* _Problem details_
Transcribe all of the material exactly, except for its pictures.

* _Dataset excerpt_
##########

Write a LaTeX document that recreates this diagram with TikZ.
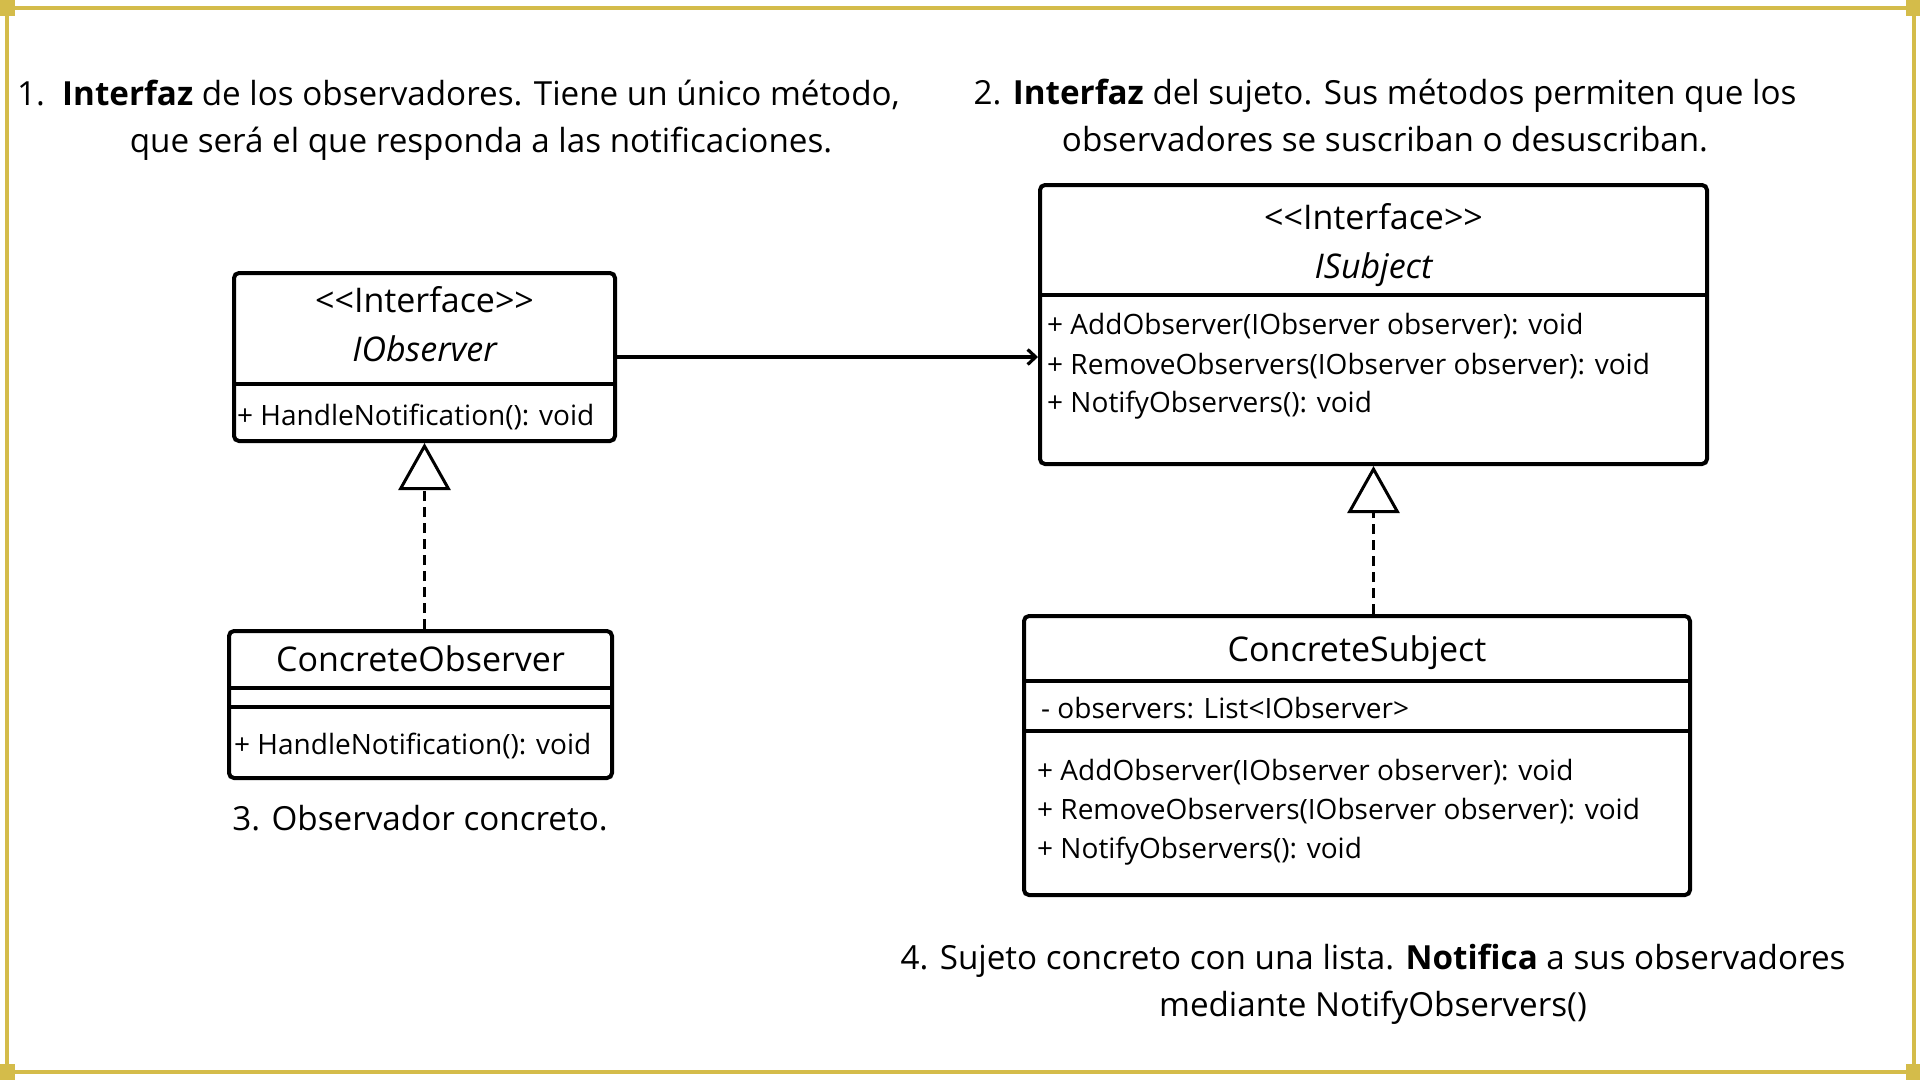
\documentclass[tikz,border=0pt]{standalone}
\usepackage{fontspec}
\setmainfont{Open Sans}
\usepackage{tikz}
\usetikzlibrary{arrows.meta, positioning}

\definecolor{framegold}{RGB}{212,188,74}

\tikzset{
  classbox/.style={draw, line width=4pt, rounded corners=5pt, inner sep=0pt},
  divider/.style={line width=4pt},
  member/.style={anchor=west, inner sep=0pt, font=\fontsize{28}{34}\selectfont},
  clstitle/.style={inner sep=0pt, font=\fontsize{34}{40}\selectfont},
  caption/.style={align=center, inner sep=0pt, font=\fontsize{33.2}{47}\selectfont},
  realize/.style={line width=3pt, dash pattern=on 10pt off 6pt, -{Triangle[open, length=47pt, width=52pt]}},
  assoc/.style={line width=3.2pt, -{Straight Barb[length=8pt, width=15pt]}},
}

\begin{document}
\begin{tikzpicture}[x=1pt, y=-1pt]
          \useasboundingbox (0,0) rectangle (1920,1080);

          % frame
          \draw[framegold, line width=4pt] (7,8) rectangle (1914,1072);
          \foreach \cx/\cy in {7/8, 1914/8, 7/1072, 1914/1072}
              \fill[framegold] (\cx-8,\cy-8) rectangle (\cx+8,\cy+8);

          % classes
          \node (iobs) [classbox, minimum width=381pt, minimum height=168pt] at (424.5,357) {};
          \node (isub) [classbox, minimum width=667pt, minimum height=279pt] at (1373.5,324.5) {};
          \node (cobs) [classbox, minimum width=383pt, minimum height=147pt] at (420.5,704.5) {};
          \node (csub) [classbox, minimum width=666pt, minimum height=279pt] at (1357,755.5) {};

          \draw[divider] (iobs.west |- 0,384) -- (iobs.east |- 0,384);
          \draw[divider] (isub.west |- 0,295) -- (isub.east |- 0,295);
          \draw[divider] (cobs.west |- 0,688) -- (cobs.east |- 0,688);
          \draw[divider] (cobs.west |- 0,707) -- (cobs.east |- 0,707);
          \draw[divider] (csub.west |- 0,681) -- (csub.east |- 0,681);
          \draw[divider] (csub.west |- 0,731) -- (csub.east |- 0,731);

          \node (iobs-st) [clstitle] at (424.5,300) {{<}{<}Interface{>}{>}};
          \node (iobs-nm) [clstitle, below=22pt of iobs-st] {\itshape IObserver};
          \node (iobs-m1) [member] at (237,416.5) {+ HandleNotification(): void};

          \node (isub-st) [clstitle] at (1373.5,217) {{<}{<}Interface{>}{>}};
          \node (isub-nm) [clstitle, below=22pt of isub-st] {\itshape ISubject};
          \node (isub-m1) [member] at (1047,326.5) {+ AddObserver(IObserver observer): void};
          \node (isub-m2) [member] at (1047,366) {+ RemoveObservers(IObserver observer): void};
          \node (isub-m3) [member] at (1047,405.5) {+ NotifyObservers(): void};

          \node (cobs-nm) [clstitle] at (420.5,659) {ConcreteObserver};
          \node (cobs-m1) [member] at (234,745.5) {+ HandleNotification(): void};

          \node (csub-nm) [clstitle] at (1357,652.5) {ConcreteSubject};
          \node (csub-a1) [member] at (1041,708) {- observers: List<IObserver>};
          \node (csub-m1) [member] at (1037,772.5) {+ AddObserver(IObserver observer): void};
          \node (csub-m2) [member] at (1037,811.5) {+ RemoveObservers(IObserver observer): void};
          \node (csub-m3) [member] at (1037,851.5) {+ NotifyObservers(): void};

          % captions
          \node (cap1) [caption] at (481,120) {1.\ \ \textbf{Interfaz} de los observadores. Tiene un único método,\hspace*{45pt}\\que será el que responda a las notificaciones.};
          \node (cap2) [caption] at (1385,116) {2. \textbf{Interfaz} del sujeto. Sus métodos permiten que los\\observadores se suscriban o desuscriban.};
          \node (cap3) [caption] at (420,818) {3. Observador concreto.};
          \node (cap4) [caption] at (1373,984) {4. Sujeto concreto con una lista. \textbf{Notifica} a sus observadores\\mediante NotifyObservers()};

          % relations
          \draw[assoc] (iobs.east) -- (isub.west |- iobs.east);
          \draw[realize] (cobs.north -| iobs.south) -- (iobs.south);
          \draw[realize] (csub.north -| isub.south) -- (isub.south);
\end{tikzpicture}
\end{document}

##########

* _Result of the exercise_
Write a LaTeX document that recreates this diagram with TikZ.
\documentclass[tikz,border=0pt]{standalone}
\usepackage{fontspec}
\setmainfont{Open Sans}
\usepackage{tikz}
\usetikzlibrary{arrows.meta, positioning}

\definecolor{framegold}{RGB}{212,188,74}

\tikzset{
  classbox/.style={draw, line width=4pt, rounded corners=5pt, inner sep=0pt},
  divider/.style={line width=4pt},
  member/.style={anchor=west, inner sep=0pt, font=\fontsize{28}{34}\selectfont},
  clstitle/.style={inner sep=0pt, font=\fontsize{34}{40}\selectfont},
  caption/.style={align=center, inner sep=0pt, font=\fontsize{33.2}{47}\selectfont},
  realize/.style={line width=3pt, dash pattern=on 10pt off 6pt, -{Triangle[open, length=47pt, width=52pt]}},
  assoc/.style={line width=3.2pt, -{Straight Barb[length=8pt, width=15pt]}},
}

\begin{document}
\begin{tikzpicture}[x=1pt, y=-1pt]
          \useasboundingbox (0,0) rectangle (1920,1080);

          % frame
          \draw[framegold, line width=4pt] (7,8) rectangle (1914,1072);
          \foreach \cx/\cy in {7/8, 1914/8, 7/1072, 1914/1072}
              \fill[framegold] (\cx-8,\cy-8) rectangle (\cx+8,\cy+8);

          % classes
          \node (iobs) [classbox, minimum width=381pt, minimum height=168pt] at (424.5,357) {};
          \node (isub) [classbox, minimum width=667pt, minimum height=279pt] at (1373.5,324.5) {};
          \node (cobs) [classbox, minimum width=383pt, minimum height=147pt] at (420.5,704.5) {};
          \node (csub) [classbox, minimum width=666pt, minimum height=279pt] at (1357,755.5) {};

          \draw[divider] (iobs.west |- 0,384) -- (iobs.east |- 0,384);
          \draw[divider] (isub.west |- 0,295) -- (isub.east |- 0,295);
          \draw[divider] (cobs.west |- 0,688) -- (cobs.east |- 0,688);
          \draw[divider] (cobs.west |- 0,707) -- (cobs.east |- 0,707);
          \draw[divider] (csub.west |- 0,681) -- (csub.east |- 0,681);
          \draw[divider] (csub.west |- 0,731) -- (csub.east |- 0,731);

          \node (iobs-st) [clstitle] at (424.5,300) {{<}{<}Interface{>}{>}};
          \node (iobs-nm) [clstitle, below=22pt of iobs-st] {\itshape IObserver};
          \node (iobs-m1) [member] at (237,416.5) {+ HandleNotification(): void};

          \node (isub-st) [clstitle] at (1373.5,217) {{<}{<}Interface{>}{>}};
          \node (isub-nm) [clstitle, below=22pt of isub-st] {\itshape ISubject};
          \node (isub-m1) [member] at (1047,326.5) {+ AddObserver(IObserver observer): void};
          \node (isub-m2) [member] at (1047,366) {+ RemoveObservers(IObserver observer): void};
          \node (isub-m3) [member] at (1047,405.5) {+ NotifyObservers(): void};

          \node (cobs-nm) [clstitle] at (420.5,659) {ConcreteObserver};
          \node (cobs-m1) [member] at (234,745.5) {+ HandleNotification(): void};

          \node (csub-nm) [clstitle] at (1357,652.5) {ConcreteSubject};
          \node (csub-a1) [member] at (1041,708) {- observers: List<IObserver>};
          \node (csub-m1) [member] at (1037,772.5) {+ AddObserver(IObserver observer): void};
          \node (csub-m2) [member] at (1037,811.5) {+ RemoveObservers(IObserver observer): void};
          \node (csub-m3) [member] at (1037,851.5) {+ NotifyObservers(): void};

          % captions
          \node (cap1) [caption] at (481,120) {1.\ \ \textbf{Interfaz} de los observadores. Tiene un único método,\hspace*{45pt}\\que será el que responda a las notificaciones.};
          \node (cap2) [caption] at (1385,116) {2. \textbf{Interfaz} del sujeto. Sus métodos permiten que los\\observadores se suscriban o desuscriban.};
          \node (cap3) [caption] at (420,818) {3. Observador concreto.};
          \node (cap4) [caption] at (1373,984) {4. Sujeto concreto con una lista. \textbf{Notifica} a sus observadores\\mediante NotifyObservers()};

          % relations
          \draw[assoc] (iobs.east) -- (isub.west |- iobs.east);
          \draw[realize] (cobs.north -| iobs.south) -- (iobs.south);
          \draw[realize] (csub.north -| isub.south) -- (isub.south);
\end{tikzpicture}
\end{document}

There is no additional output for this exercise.